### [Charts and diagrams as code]
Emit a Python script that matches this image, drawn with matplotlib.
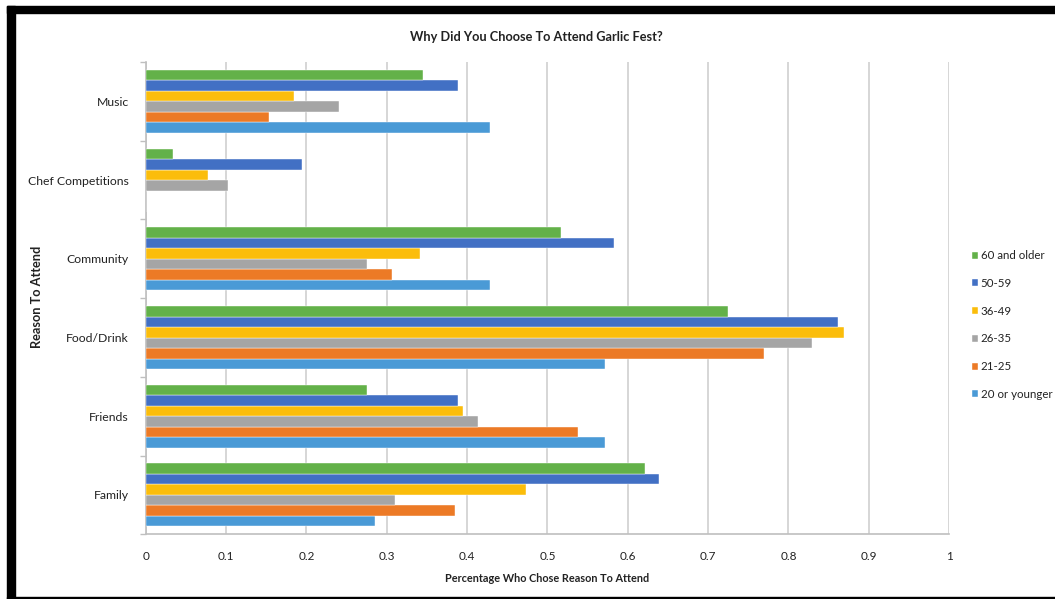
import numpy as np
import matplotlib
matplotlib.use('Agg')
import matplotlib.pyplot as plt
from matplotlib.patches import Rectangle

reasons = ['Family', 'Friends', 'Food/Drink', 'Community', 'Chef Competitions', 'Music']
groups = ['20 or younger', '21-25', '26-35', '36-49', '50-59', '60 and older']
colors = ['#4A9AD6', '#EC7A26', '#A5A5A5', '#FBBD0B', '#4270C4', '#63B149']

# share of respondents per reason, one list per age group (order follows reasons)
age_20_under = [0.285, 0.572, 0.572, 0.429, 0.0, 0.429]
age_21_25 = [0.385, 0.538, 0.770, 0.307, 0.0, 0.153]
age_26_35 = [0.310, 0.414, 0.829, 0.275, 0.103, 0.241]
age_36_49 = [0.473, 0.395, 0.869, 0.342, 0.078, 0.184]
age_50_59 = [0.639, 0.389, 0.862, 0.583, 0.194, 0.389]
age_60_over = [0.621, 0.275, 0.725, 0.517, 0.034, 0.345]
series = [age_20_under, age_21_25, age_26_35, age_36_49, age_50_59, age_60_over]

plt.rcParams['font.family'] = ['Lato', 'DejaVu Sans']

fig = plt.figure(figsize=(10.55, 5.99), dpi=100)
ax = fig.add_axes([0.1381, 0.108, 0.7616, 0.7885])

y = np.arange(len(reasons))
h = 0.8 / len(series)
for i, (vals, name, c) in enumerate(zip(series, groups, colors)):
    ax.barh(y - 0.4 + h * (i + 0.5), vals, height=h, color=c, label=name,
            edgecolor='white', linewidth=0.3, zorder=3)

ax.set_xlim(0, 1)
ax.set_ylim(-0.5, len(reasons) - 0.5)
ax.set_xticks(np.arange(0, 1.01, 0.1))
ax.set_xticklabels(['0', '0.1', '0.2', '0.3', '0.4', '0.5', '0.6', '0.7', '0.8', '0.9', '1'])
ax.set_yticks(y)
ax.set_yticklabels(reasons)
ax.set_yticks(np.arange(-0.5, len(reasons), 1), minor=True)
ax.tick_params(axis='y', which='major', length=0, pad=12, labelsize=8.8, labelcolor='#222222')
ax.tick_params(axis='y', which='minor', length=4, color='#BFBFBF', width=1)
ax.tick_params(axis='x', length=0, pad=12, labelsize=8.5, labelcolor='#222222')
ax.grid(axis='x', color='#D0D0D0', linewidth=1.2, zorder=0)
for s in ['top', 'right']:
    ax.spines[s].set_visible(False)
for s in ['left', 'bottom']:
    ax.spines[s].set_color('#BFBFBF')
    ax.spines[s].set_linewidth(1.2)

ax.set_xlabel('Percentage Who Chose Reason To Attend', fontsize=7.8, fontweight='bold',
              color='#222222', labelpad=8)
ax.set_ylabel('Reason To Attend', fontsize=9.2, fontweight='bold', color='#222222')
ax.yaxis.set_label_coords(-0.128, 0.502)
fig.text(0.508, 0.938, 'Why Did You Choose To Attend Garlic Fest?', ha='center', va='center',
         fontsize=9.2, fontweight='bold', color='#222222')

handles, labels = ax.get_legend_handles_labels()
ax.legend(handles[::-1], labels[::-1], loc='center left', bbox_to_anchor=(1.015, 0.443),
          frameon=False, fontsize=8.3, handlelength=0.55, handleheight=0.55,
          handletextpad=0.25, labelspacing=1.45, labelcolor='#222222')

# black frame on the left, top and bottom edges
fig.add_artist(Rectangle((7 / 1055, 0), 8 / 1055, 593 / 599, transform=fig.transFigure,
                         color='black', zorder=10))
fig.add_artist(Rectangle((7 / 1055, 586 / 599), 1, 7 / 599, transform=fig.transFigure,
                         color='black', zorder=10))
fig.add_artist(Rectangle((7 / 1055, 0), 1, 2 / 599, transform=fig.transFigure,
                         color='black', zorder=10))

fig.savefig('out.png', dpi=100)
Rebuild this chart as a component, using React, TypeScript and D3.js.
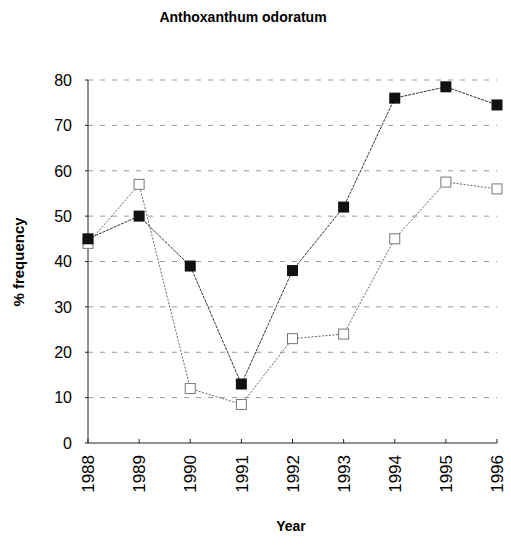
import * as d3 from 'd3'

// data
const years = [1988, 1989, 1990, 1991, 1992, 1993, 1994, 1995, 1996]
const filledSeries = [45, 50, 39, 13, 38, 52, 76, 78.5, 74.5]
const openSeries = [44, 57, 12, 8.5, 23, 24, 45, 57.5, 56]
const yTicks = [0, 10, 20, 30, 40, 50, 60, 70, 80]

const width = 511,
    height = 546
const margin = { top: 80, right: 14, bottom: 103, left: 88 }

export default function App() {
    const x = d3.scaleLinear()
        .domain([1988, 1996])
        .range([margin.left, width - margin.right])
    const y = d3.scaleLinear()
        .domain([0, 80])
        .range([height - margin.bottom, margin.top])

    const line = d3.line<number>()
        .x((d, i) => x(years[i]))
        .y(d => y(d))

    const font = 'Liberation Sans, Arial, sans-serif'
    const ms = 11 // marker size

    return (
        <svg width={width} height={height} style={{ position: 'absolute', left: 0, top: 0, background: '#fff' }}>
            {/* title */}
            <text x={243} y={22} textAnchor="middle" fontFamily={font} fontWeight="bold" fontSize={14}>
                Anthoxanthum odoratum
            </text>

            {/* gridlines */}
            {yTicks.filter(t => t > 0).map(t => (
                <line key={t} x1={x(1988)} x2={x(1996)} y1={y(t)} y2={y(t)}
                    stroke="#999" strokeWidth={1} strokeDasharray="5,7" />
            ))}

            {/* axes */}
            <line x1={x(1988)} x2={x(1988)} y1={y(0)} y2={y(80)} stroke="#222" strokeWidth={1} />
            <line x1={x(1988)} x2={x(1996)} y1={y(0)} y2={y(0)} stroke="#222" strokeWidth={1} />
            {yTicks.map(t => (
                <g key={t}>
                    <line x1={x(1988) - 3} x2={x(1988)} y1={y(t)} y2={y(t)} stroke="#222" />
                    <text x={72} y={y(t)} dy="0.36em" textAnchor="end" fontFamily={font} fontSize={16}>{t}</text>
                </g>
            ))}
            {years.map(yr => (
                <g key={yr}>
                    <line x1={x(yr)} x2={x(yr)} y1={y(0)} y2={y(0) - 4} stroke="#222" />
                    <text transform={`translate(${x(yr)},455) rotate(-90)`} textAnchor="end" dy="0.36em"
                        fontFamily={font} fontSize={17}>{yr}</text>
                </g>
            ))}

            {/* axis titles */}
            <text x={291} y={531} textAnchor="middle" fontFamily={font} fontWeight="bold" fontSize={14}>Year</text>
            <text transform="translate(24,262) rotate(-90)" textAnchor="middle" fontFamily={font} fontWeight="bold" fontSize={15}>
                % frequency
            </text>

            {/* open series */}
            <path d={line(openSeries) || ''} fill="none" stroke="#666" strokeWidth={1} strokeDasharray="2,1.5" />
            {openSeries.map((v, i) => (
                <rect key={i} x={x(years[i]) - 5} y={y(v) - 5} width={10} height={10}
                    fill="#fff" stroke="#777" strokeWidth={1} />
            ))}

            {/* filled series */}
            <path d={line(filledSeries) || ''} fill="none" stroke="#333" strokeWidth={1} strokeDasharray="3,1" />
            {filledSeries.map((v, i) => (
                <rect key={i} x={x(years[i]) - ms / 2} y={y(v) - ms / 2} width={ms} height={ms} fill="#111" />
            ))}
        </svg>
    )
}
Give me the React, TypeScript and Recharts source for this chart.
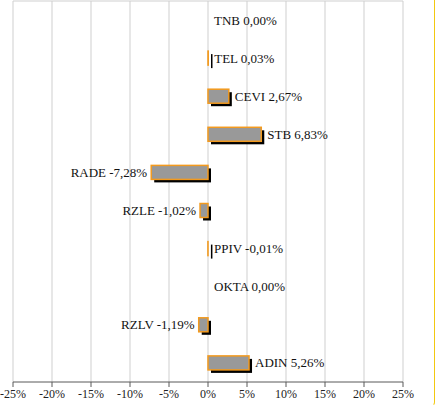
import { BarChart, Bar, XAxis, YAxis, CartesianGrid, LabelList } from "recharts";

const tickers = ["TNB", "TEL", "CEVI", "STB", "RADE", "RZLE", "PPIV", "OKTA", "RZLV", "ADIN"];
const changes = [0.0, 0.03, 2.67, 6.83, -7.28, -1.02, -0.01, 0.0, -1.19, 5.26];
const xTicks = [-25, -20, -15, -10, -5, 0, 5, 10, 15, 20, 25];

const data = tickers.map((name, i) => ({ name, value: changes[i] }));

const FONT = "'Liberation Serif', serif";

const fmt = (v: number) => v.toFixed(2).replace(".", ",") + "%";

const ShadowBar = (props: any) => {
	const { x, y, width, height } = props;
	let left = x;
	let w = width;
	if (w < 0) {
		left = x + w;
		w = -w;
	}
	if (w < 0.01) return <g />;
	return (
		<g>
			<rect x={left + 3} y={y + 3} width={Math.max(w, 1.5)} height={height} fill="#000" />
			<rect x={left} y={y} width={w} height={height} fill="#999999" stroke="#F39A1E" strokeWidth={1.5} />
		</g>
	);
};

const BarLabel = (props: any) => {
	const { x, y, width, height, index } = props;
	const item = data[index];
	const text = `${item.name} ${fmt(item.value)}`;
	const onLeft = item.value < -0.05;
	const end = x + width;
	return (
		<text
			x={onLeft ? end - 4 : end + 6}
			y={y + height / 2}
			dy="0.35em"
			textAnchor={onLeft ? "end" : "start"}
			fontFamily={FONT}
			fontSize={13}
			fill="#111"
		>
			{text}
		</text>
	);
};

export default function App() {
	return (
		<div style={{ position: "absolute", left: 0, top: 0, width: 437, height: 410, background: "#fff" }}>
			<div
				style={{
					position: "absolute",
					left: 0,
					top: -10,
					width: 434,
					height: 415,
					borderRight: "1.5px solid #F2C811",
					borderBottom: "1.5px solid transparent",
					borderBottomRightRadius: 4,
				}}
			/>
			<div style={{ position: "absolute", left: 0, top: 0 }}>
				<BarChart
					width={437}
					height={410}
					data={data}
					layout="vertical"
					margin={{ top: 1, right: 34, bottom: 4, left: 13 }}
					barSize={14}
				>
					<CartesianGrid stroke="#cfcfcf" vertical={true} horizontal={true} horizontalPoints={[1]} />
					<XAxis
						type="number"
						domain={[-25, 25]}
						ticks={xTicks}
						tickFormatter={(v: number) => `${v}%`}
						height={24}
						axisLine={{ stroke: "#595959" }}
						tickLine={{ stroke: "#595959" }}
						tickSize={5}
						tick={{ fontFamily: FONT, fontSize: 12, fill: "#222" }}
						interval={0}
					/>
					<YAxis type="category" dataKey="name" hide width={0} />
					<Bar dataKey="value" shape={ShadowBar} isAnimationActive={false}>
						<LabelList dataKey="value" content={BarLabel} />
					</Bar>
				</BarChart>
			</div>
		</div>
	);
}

### [What is expected]
Copy out every line from the material above in which the word "TypeScript" appears.

### [Correct output]
Rebuild this chart as a component, using React, TypeScript and D3.js.
Give me the React, TypeScript and Recharts source for this chart.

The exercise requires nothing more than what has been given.